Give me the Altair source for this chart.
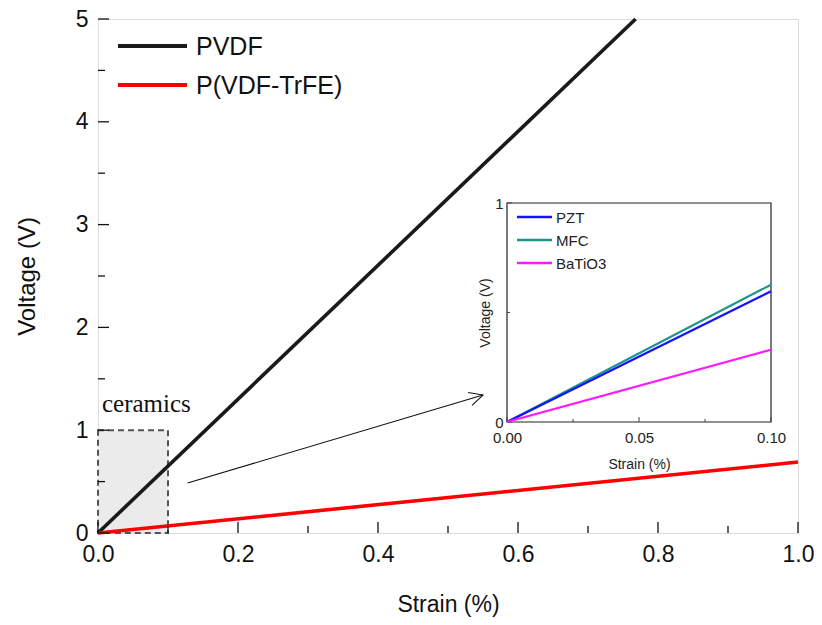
import altair as alt
import pandas as pd

# ---------------- data ----------------
main_series = ["PVDF", "P(VDF-TrFE)"]
main_colors = ["#1a1a1a", "#ff0000"]
pvdf_strain = [0.0, 0.768]
pvdf_voltage = [0.0, 5.0]
trfe_strain = [0.0, 1.0]
trfe_voltage = [0.0, 0.69]

inset_series = ["PZT", "MFC", "BaTiO3"]
inset_colors = ["#1414ff", "#1f958a", "#ff1aff"]
inset_strain = [0.0, 0.10]
pzt_voltage = [0.0, 0.597]
mfc_voltage = [0.0, 0.627]
batio3_voltage = [0.0, 0.330]

main_x_major = [0.0, 0.2, 0.4, 0.6, 0.8, 1.0]
main_x_minor = [0.1, 0.3, 0.5, 0.7, 0.9]
main_y_major = [0, 1, 2, 3, 4, 5]
main_y_minor = [0.5, 1.5, 2.5, 3.5, 4.5]
inset_x_major = [0.0, 0.05, 0.10]
inset_x_minor = [0.025, 0.075]
inset_y_major = [0, 1]
inset_y_minor = [0.5]

box_x = [0.0, 0.1]
box_y = [0.0, 1.0]
ceramics_label = "ceramics"
ceramics_pos = [0.0, 1.18]
arrow_x = [0.128, 0.550]
arrow_y = [0.486, 1.342]

# ---------------- layout ----------------
W, H = 700, 514
IX = [409, 673]
IY = [403, 184]
FONT = "Liberation Sans"

mx = alt.Scale(domain=[0, 1], nice=False, zero=False)
my = alt.Scale(domain=[0, 5], nice=False, zero=False)
ix = alt.Scale(domain=[0, 0.1], nice=False, zero=False, range=IX)
iy = alt.Scale(domain=[0, 1], nice=False, zero=False, range=IY)

main_xaxis = alt.Axis(title="Strain (%)", values=main_x_major, format=".1f", tickSize=0,
                      labelPadding=10, titlePadding=27, labelFontSize=23, titleFontSize=23,
                      domain=False, grid=False, orient="bottom", labelColor="#111", labelFlush=False,
                      titleColor="#111", titleFontWeight="normal", labelFont=FONT, titleFont=FONT)
main_yaxis = alt.Axis(title="Voltage (V)", values=main_y_major, format="d", tickSize=0,
                      labelPadding=10, titlePadding=36, labelFontSize=23, titleFontSize=24,
                      domain=False, grid=False, orient="left", labelColor="#111", labelFlush=False,
                      titleColor="#111", titleFontWeight="normal", labelFont=FONT, titleFont=FONT)
inset_xaxis = alt.Axis(title="Strain (%)", values=inset_x_major, format=".2f", tickSize=0,
                       labelPadding=8, titlePadding=12, labelFontSize=15, titleFontSize=14,
                       domain=False, grid=False, orient="bottom", offset=-(H - IY[0]), labelFlush=False,
                       labelColor="#222", titleColor="#222", titleFontWeight="normal",
                       labelFont=FONT, titleFont=FONT)
inset_yaxis = alt.Axis(title="Voltage (V)", values=inset_y_major, format="d", tickSize=0,
                       labelPadding=4, titlePadding=2, labelFontSize=15, titleFontSize=14,
                       domain=False, grid=False, orient="left", offset=-IX[0], labelFlush=False,
                       labelColor="#222", titleColor="#222", titleFontWeight="normal",
                       labelFont=FONT, titleFont=FONT)


def MX(f="x"):
    return alt.X(f"{f}:Q", scale=mx, axis=main_xaxis)


def MY(f="y"):
    return alt.Y(f"{f}:Q", scale=my, axis=main_yaxis)


def IXe(f="x"):
    return alt.X(f"{f}:Q", scale=ix, axis=inset_xaxis)


def IYe(f="y"):
    return alt.Y(f"{f}:Q", scale=iy, axis=inset_yaxis)


# ---------------- main layers ----------------
box_df = pd.DataFrame({"x": [box_x[0]], "x2": [box_x[1]], "y": [box_y[0]], "y2": [box_y[1]]})
box = alt.Chart(box_df).mark_rect(fill="#ebebeb", stroke="#555555", strokeDash=[6, 4],
                                  strokeWidth=2).encode(
    x=MX(), x2="x2:Q", y=MY(), y2="y2:Q")

main_data = [(pvdf_strain, pvdf_voltage), (trfe_strain, trfe_voltage)]
main_lines = []
for name, col, (sx, sy) in zip(main_series, main_colors, main_data):
    df = pd.DataFrame({"x": sx, "y": sy})
    main_lines.append(alt.Chart(df).mark_line(color=col, strokeWidth=3.6).encode(x=MX(), y=MY()))

tick_layers = []
for vals, ln in [(main_x_major, 11), (main_x_minor, 7)]:
    tick_layers.append(alt.Chart(pd.DataFrame({"x": vals})).mark_rule(color="#111", strokeWidth=1.3).encode(
        x=MX(), y=alt.value(H), y2=alt.value(H - ln)))
for vals, ln in [(main_y_major, 11), (main_y_minor, 7)]:
    tick_layers.append(alt.Chart(pd.DataFrame({"y": vals})).mark_rule(color="#111", strokeWidth=1.3).encode(
        y=MY(), x=alt.value(0), x2=alt.value(ln)))

cer = alt.Chart(pd.DataFrame({"x": [ceramics_pos[0]], "y": [ceramics_pos[1]], "t": [ceramics_label]})).mark_text(
    font="Liberation Serif", fontSize=25, align="left", baseline="alphabetic", dx=4, color="#111").encode(
    x=MX(), y=MY(), text="t:N")

arrow_df = pd.DataFrame({"x": [arrow_x[0]], "x2": [arrow_x[1]], "y": [arrow_y[0]], "y2": [arrow_y[1]]})
arrow_line = alt.Chart(arrow_df).mark_rule(color="#111", strokeWidth=1.1).encode(
    x=MX(), x2="x2:Q", y=MY(), y2="y2:Q")
head_df = pd.DataFrame({"x": [arrow_x[1]], "y": [arrow_y[1]]})
arrow_head = alt.Chart(head_df).mark_point(
    shape="M-1.1,-0.55L0,0L-1.1,0.55", filled=False, stroke="#111", strokeWidth=1.1,
    size=600, angle=343.4, opacity=1).encode(x=MX(), y=MY())

legend_layers = []
for i, (name, col) in enumerate(zip(main_series, main_colors)):
    d = pd.DataFrame({"name": [name]})
    yy = 27 + 39 * i
    legend_layers.append(alt.Chart(d).mark_rule(color=col, strokeWidth=4).encode(
        x=alt.value(20), x2=alt.value(89), y=alt.value(yy)))
    legend_layers.append(alt.Chart(d).mark_text(align="left", baseline="middle", fontSize=25,
                                                font=FONT, color="#111").encode(
        x=alt.value(98), y=alt.value(yy + 1), text="name:N"))

main = alt.layer(box, *main_lines, *tick_layers, cer, arrow_line, arrow_head, *legend_layers)

# ---------------- inset layers ----------------
ibox_df = pd.DataFrame({"x": [inset_strain[0]], "x2": [inset_strain[1]], "y": [0.0], "y2": [1.0]})
ibox = alt.Chart(ibox_df).mark_rect(fill="white", stroke="#222", strokeWidth=1.2).encode(
    x=IXe(), x2="x2:Q", y=IYe(), y2="y2:Q")

itick = []
for vals, ln in [(inset_x_major, 5), (inset_x_minor, 3)]:
    itick.append(alt.Chart(pd.DataFrame({"x": vals})).mark_rule(color="#444", strokeWidth=1).encode(
        x=IXe(), y=alt.value(IY[0]), y2=alt.value(IY[0] - ln)))
for vals, ln in [(inset_y_major, 5), (inset_y_minor, 3)]:
    itick.append(alt.Chart(pd.DataFrame({"y": vals})).mark_rule(color="#444", strokeWidth=1).encode(
        y=IYe(), x=alt.value(IX[0]), x2=alt.value(IX[0] + ln)))

inset_data = [pzt_voltage, mfc_voltage, batio3_voltage]
ilines = []
for name, col, vy in zip(inset_series, inset_colors, inset_data):
    df = pd.DataFrame({"x": inset_strain, "y": vy})
    ilines.append(alt.Chart(df).mark_line(color=col, strokeWidth=2.2).encode(x=IXe(), y=IYe()))
# draw MFC under PZT
ilines = [ilines[1], ilines[0], ilines[2]]

ileg = []
for i, (name, col) in enumerate(zip(inset_series, inset_colors)):
    d = pd.DataFrame({"name": [name]})
    yy = 198 + 23 * i
    ileg.append(alt.Chart(d).mark_rule(color=col, strokeWidth=2.5).encode(
        x=alt.value(419), x2=alt.value(454), y=alt.value(yy)))
    ileg.append(alt.Chart(d).mark_text(align="left", baseline="middle", fontSize=15,
                                       font=FONT, color="#222").encode(
        x=alt.value(458), y=alt.value(yy + 1), text="name:N"))

inset = alt.layer(ibox, *itick, *ilines, *ileg)

chart = alt.layer(main, inset).resolve_scale(x="independent", y="independent").properties(
    width=W, height=H,
    autosize=alt.AutoSizeParams(type="none"),
    padding={"left": 90, "top": 11, "right": 16, "bottom": 84},
    background="white",
).configure_view(stroke="#111", strokeWidth=1.6).configure(font=FONT)

chart.save("out.html", embed_options={"renderer": "svg", "actions": False})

-=-=-

- Prompt
Make an exact copy of the lines from the top of the material through the line with "trfe_voltage = [0.0, 0.69]", pictures excluded.

- Response to the task
Give me the Altair source for this chart.
import altair as alt
import pandas as pd

# ---------------- data ----------------
main_series = ["PVDF", "P(VDF-TrFE)"]
main_colors = ["#1a1a1a", "#ff0000"]
pvdf_strain = [0.0, 0.768]
pvdf_voltage = [0.0, 5.0]
trfe_strain = [0.0, 1.0]
trfe_voltage = [0.0, 0.69]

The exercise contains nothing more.